La Cattedrale, infine, può e deve essere il luogo della preghiera personale e comunitaria in un contesto di grande bellezza. La preghiera è il luogo in cui si alleva la speranza per un mondo più consono alle aspettative di Dio e degli uomini e in cui si cresce nella coscienza di essere figli e figlie, fratelli e sorelle».
Eccellenza, per concludere… quali sono stati gli impegni e gli incontri avuti più importanti? Gli atti compiuti?
«L’impressione che mi porto dentro e un caleidoscopio di colori, porto dentro il calore della gente, delle tante persone che ho conosciuto oltre nelle varie sedi canoniche della diocesi: curia, parrocchie, associazioni varie, come pure negli altri intrattenimenti meno ufficiali, cioè nelle scuole di tutti i livelli, dall’asilo alle superiori, negli ospedali, nelle palestre e così via. Un arcobaleno di sensazioni, quindi, mi fa piacere che la gente in questi venti lunghi anni ha percepito la vicinanza del vescovo… Ho avuto poi l’impressione di una ricchezza di proposte dal punto di vista religioso e molto a livello di devozioni popolari, dove la gente tutto sommato continua ad avere un rapporto con il sacro. Ho trovato un presbiterio di persone amiche, dunque, tra me e i miei preti non c’è un rapporto tra vescovo e sacerdote, sotto l’aspetto istituzionale della carica, ma da amici…e questo è bello! Inoltre non posso dimenticare le ricchezze dei movimenti ecclesiali, di tutti nessuno escluso! Penso che il bilancio può essere soddisfacente…

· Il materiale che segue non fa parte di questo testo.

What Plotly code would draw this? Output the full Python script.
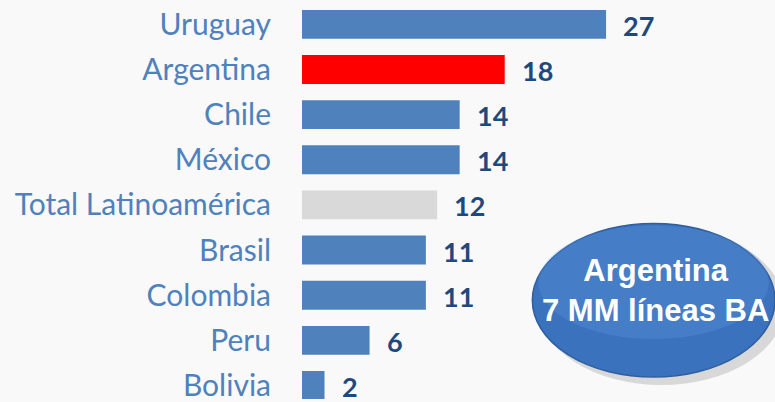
import plotly.graph_objects as go

paises = ["Uruguay", "Argentina", "Chile", "México", "Total Latinoamérica",
          "Brasil", "Colombia", "Peru", "Bolivia"]
valores = [27, 18, 14, 14, 12, 11, 11, 6, 2]
colores = ["#4F81BD", "#FF0000", "#4F81BD", "#4F81BD", "#D9D9D9",
           "#4F81BD", "#4F81BD", "#4F81BD", "#4F81BD"]
burbuja = "Argentina<br>7 MM líneas BA"

fig = go.Figure(go.Bar(
    x=valores, y=paises, orientation="h",
    marker=dict(color=colores, line=dict(width=0)),
    hoverinfo="skip",
))

# etiquetas de valor a la derecha de cada barra
for p, v in zip(paises, valores):
    fig.add_annotation(x=v, y=p, text=f"<b>{v}</b>", showarrow=False,
                       xanchor="left", xshift=15, yshift=-1,
                       font=dict(family="Lato", size=27, color="#1F497D"))

# burbuja: sombra + elipse + brillo
fig.add_shape(type="circle", xref="paper", yref="paper",
              x0=0.50, x1=1.02, y0=0.035, y1=0.43,
              fillcolor="rgba(0,0,0,0.13)", line=dict(width=0), layer="above")
fig.add_shape(type="circle", xref="paper", yref="paper",
              x0=0.487, x1=1.0, y0=0.055, y1=0.44,
              fillcolor="#3A72BE", line=dict(color="#2F5F9E", width=1.5), layer="above")
fig.add_shape(type="circle", xref="paper", yref="paper",
              x0=0.50, x1=0.987, y0=0.15, y1=0.435,
              fillcolor="rgba(110,165,230,0.22)", line=dict(width=0), layer="above")
fig.add_annotation(xref="paper", yref="paper", x=0.748, y=0.272,
                   xanchor="center", yanchor="middle",
                   text=f"<b>{burbuja}</b>", showarrow=False,
                   font=dict(family="Liberation Sans", size=31, color="white"),
                   align="center")

fig.update_layout(
    width=775, height=402,
    margin=dict(l=302, r=0, t=0, b=0),
    paper_bgcolor="#F9F9F9", plot_bgcolor="#F9F9F9",
    bargap=0.36, showlegend=False,
    font=dict(family="Lato"),
)
fig.update_xaxes(range=[0, 42], visible=False, showgrid=False, zeroline=False)
fig.update_yaxes(range=[8.3, -0.54], showgrid=False, zeroline=False, showline=False,
                 ticks="", ticklabelstandoff=30,
                 tickfont=dict(family="Lato", size=30, color="#4F81BD"))

fig.write_html("out.html", config={"displayModeBar": False},
               post_script="document.body.style.margin='0';")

Vado verso questi 75 anni di età, con sentimento di riconoscenza e gratitudine a Dio, al Santo Padre Francesco, ma pure a Giovanni Paolo II e a Benedetto XVI, ai miei confratelli nell’Episcopato, ai presbiteri, ai diaconi che in questi anni sono stati, con voi laici, dei splendidi compagni di viaggio, che ho cercato di servire nella maniera più serena e più feconda possibile. Grazie affido tutti al Signore e chiedo perdono per qualche inadempienza compiuta, a qualche persona che magari per delle scelte ho reso più triste, sperando che abbia capito! Grazie a te per questa intervista!».